● **Your instructions**: It is required that the lines from the top of the listing through the line with "const vl=document.createElementNS(NS,'line');" be reproduced exactly, excluding pictures.

● **Source data**:
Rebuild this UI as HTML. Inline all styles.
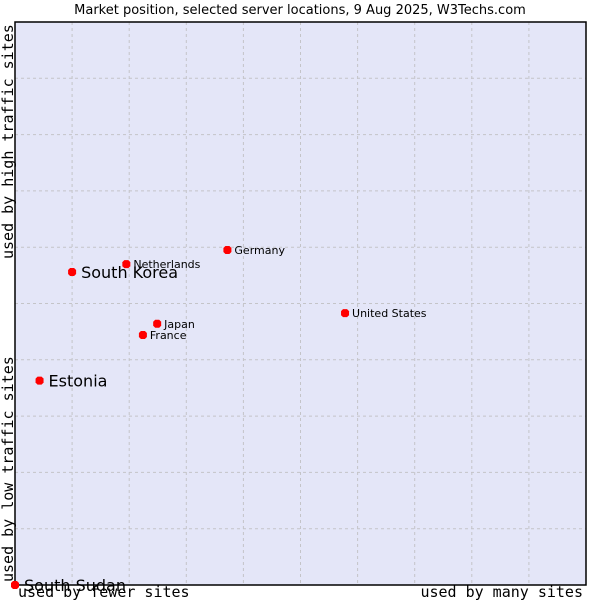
<!DOCTYPE html>
<html><head><meta charset="utf-8"><style>
body{margin:0;background:#fff;width:600px;height:600px;overflow:hidden}
svg{display:block}
</style></head><body>
<svg id="chart" width="600" height="600" xmlns="http://www.w3.org/2000/svg">
<text x="300" y="14" text-anchor="middle" font-family="DejaVu Sans, sans-serif" font-size="13" fill="#000">Market position, selected server locations, 9 Aug 2025, W3Techs.com</text>
<rect x="15" y="22" width="571" height="563" fill="#e4e6f8"/>
<g id="grid"></g>
<rect x="15" y="22" width="571" height="563" fill="none" stroke="#000" stroke-width="1.5"/>
<g id="points"></g>
<text x="18" y="597" font-family="DejaVu Sans Mono, monospace" font-size="15" fill="#000">used by fewer sites</text>
<text x="583" y="597" text-anchor="end" font-family="DejaVu Sans Mono, monospace" font-size="15" fill="#000">used by many sites</text>
<text transform="translate(13,582) rotate(-90)" font-family="DejaVu Sans Mono, monospace" font-size="15" fill="#000">used by low traffic sites</text>
<text transform="translate(13,259) rotate(-90)" font-family="DejaVu Sans Mono, monospace" font-size="15" fill="#000">used by high traffic sites</text>
</svg>
<script>
const names = ["South Korea","Netherlands","Germany","United States","Japan","France","Estonia","South Sudan"];
const xValues = [1.0, 1.95, 3.72, 5.78, 2.49, 2.24, 0.43, 0.0];
const yValues = [5.56, 5.70, 5.95, 4.83, 4.64, 4.44, 3.63, 0.0];
const bigLabel = [true,false,false,false,false,false,true,true];
const NS="http://www.w3.org/2000/svg";
const L=15,T=22,W=571,H=563;
function sx(v){return L+v/10*W;}
function sy(v){return T+H-v/10*H;}
const grid=document.getElementById('grid');
for(let i=1;i<10;i++){
  const vl=document.createElementNS(NS,'line');
  
  
  vl.setAttribute('x1',sx(i));vl.setAttribute('x2',sx(i));vl.setAttribute('y1',T);vl.setAttribute('y2',T+H);
  vl.setAttribute('stroke','#c4c4c8');vl.setAttribute('stroke-dasharray','3,3');
  grid.appendChild(vl);
  const hl=document.createElementNS(NS,'line');
  
  
  hl.setAttribute('y1',sy(i));hl.setAttribute('y2',sy(i));hl.setAttribute('x1',L);hl.setAttribute('x2',L+W);
  hl.setAttribute('stroke','#c4c4c8');hl.setAttribute('stroke-dasharray','3,3');
  grid.appendChild(hl);
}
const pts=document.getElementById('points');
names.forEach((n,i)=>{
  const x=sx(xValues[i]),y=sy(yValues[i]);
  const d=document.createElementNS(NS,'polygon');
  
  
  d.setAttribute('points',`${x-4},${y-2} ${x-2},${y-4} ${x+2},${y-4} ${x+4},${y-2} ${x+4},${y+2} ${x+2},${y+4} ${x-2},${y+4} ${x-4},${y+2}`);
  d.setAttribute('fill','#ff0000');
  pts.appendChild(d);
  const t=document.createElementNS(NS,'text');
  
  
  t.setAttribute('x',x+(bigLabel[i]?9:7));
  t.setAttribute('y',y+(bigLabel[i]?6:4));
  t.setAttribute('font-family','DejaVu Sans, sans-serif');
  t.setAttribute('font-size',bigLabel[i]?'16':'11');
  t.setAttribute('fill','#000');
  t.textContent=n;
  pts.appendChild(t);
});
</script>
</body></html>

● **Output below**:
Rebuild this UI as HTML. Inline all styles.
<!DOCTYPE html>
<html><head><meta charset="utf-8"><style>
body{margin:0;background:#fff;width:600px;height:600px;overflow:hidden}
svg{display:block}
</style></head><body>
<svg id="chart" width="600" height="600" xmlns="http://www.w3.org/2000/svg">
<text x="300" y="14" text-anchor="middle" font-family="DejaVu Sans, sans-serif" font-size="13" fill="#000">Market position, selected server locations, 9 Aug 2025, W3Techs.com</text>
<rect x="15" y="22" width="571" height="563" fill="#e4e6f8"/>
<g id="grid"></g>
<rect x="15" y="22" width="571" height="563" fill="none" stroke="#000" stroke-width="1.5"/>
<g id="points"></g>
<text x="18" y="597" font-family="DejaVu Sans Mono, monospace" font-size="15" fill="#000">used by fewer sites</text>
<text x="583" y="597" text-anchor="end" font-family="DejaVu Sans Mono, monospace" font-size="15" fill="#000">used by many sites</text>
<text transform="translate(13,582) rotate(-90)" font-family="DejaVu Sans Mono, monospace" font-size="15" fill="#000">used by low traffic sites</text>
<text transform="translate(13,259) rotate(-90)" font-family="DejaVu Sans Mono, monospace" font-size="15" fill="#000">used by high traffic sites</text>
</svg>
<script>
const names = ["South Korea","Netherlands","Germany","United States","Japan","France","Estonia","South Sudan"];
const xValues = [1.0, 1.95, 3.72, 5.78, 2.49, 2.24, 0.43, 0.0];
const yValues = [5.56, 5.70, 5.95, 4.83, 4.64, 4.44, 3.63, 0.0];
const bigLabel = [true,false,false,false,false,false,true,true];
const NS="http://www.w3.org/2000/svg";
const L=15,T=22,W=571,H=563;
function sx(v){return L+v/10*W;}
function sy(v){return T+H-v/10*H;}
const grid=document.getElementById('grid');
for(let i=1;i<10;i++){
  const vl=document.createElementNS(NS,'line');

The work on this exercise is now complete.